Ghostly International presents ‘Hundreds of Days Remixes’, Mary Lattimore’s 2018 album reimagined by her peers, set for release on January 25th.

Plucks of harp dissolve, pulsate, and elongate across atmospheric and rhythmic reworks by Julianna Barwick, Steve Moore, Paul Corley, Alex Somers, Icelandic musicians Jónsi, Kjartan Holm, Sin Fang, and Philadelphia friends King Britt and Inlets (Jeff Zeigler and Sarah Schimineck).

The collection caps a banner year for Lattimore which saw the Los Angeles-based artist touring the world in support of two albums (‘Hundreds of Days’ and ‘Ghost Forests’, her collaborative project with Meg Baird), reaching #4 on the Billboard New Age charts, and receiving widespread critical acclaim.

The New Yorker has observed that Lattimore’s albums “tend toward a spooky formlessness; listening to them feels like falling into a long trance.” These remixers shape different forms from ‘Hundreds of Days’, inflecting their own style into her world, inviting listeners to engage the intricacies of this evocative work in an array of new ways.

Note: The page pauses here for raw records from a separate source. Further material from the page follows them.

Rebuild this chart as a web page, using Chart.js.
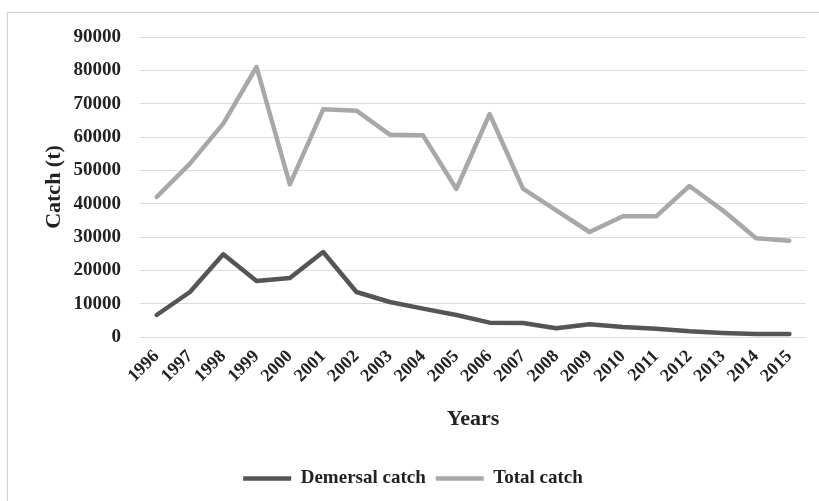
<!DOCTYPE html>
<html>
<head>
<meta charset="utf-8">
<script src="https://cdn.jsdelivr.net/npm/chart.js@4/dist/chart.umd.min.js"></script>
<style>
    html, body { margin: 0; padding: 0; background: #fff; }
    body { width: 819px; height: 501px; position: relative; overflow: hidden; }
    .frame {
        position: absolute; left: 7px; top: 12px; width: 830px; height: 520px;
        border: 1px solid #d4d4d4; box-shadow: 0 0 2px rgba(0,0,0,0.12);
    }
    .wrap { position: absolute; left: 0; top: 0; width: 819px; height: 501px; }
</style>
</head>
<body>
<div class="frame"></div>
<div class="wrap"><canvas id="chart" width="819" height="501"></canvas></div>
<script>
// Chart data
const years = ['1996', '1997', '1998', '1999', '2000', '2001', '2002', '2003', '2004', '2005',
    '2006', '2007', '2008', '2009', '2010', '2011', '2012', '2013', '2014', '2015'];
const demersalCatch = [6600, 13500, 24800, 16800, 17700, 25500, 13500, 10500, 8500, 6600,
    4300, 4200, 2600, 3800, 3000, 2500, 1700, 1200, 900, 900];
const totalCatch = [42000, 52000, 64000, 81000, 45800, 68300, 67900, 60700, 60500, 44400,
    66900, 44500, 38000, 31500, 36200, 36200, 45300, 38000, 29600, 28900];
const yTicks = { min: 0, max: 90000, step: 10000 };

const serif = '"Liberation Serif", "Times New Roman", serif';
const textColor = '#222';

const lineStyle = (color) => ({
    borderColor: color,
    backgroundColor: color,
    borderWidth: 4.5,
    pointRadius: 0,
    pointHoverRadius: 0,
    tension: 0,
    borderJoinStyle: 'round',
    borderCapStyle: 'round',
    fill: false
});

new Chart(document.getElementById('chart'), {
    type: 'line',
    data: {
        labels: years,
        datasets: [
            { label: 'Demersal catch', data: demersalCatch, ...lineStyle('#555555') },
            { label: 'Total catch', data: totalCatch, ...lineStyle('#a8a8a8') }
        ]
    },
    options: {
        responsive: false,
        animation: false,
        layout: { padding: { left: 20, right: 13, top: 37, bottom: 3 } },
        plugins: {
            tooltip: { enabled: false },
            legend: {
                position: 'bottom',
                labels: {
                    usePointStyle: true,
                    pointStyle: 'line',
                    pointStyleWidth: 48,
                    padding: 10,
                    color: textColor,
                    font: { family: serif, size: 19, weight: 'bold' }
                }
            }
        },
        scales: {
            x: {
                offset: true,
                grid: { display: false, drawTicks: false },
                border: { display: false },
                ticks: {
                    autoSkip: false,
                    minRotation: 45,
                    maxRotation: 45,
                    padding: 9,
                    color: textColor,
                    font: { family: serif, size: 18, weight: 'bold' }
                },
                title: {
                    display: true,
                    text: 'Years',
                    color: textColor,
                    padding: { top: 4, bottom: 26 },
                    font: { family: serif, size: 22, weight: 'bold' }
                },
                afterFit: (scale) => { scale.height = 122; }
            },
            y: {
                min: yTicks.min,
                max: yTicks.max,
                grid: { color: '#dcdcdc', lineWidth: 1, drawTicks: false },
                border: { display: false },
                ticks: {
                    stepSize: yTicks.step,
                    padding: 19,
                    color: textColor,
                    font: { family: serif, size: 19, weight: 'bold' },
                    callback: (v) => String(v)
                },
                title: {
                    display: true,
                    text: 'Catch (t)',
                    color: textColor,
                    padding: { top: 21, bottom: 4 },
                    font: { family: serif, size: 22, weight: 'bold' }
                },
                afterFit: (scale) => { scale.width = 120; }
            }
        }
    }
});
</script>
</body>
</html>
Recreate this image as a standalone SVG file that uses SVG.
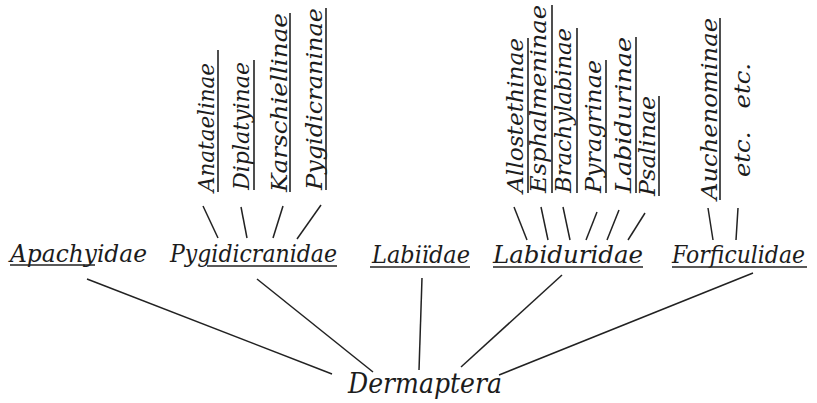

Album opener “It Feels Like Floating” glistens brighter and suspends further in the 23-minute edit from Jónsi. The Sigur Rós singer’s unmistakable voice appears briefly, enraptured by the circuitous current of the quiet organ hymn. Julianna Barwick elevates “Never Saw Him Again” to a mesmeric, sun-kissed stomp. Lattimore’s signature drone and halcyon flutter obscure and throb under the new tempo, evoking the optimistic glow of a golden hour in California, where both artists reside. Steve Moore sets “Baltic Birch” in fog. The original was inspired by Lattimore’s trip to Latvia where she was struck by the abandoned resort towns. Moore, known for his film scores and work as one half of horror-prog duo Zombi, sees the scene through a lens clouded and darkened with the dust. Paul Corley isolates and stirs it to a flurry. King Britt reconstructs “Wind Carries Seed” with handclaps and hushes. Kjartan Holm drafts a slow-motion postcard from “Hello From the Edge of the Earth.” Sin Fang propels “Their Faces Streaked With Light and Filled With Pity” into a field of kinetic energy. Alex Somers remembers “On The Day You Saw The Dead Whale” with a fireworks finale. Inlets bounce “Be My Four Eyes” toward beatific heavens.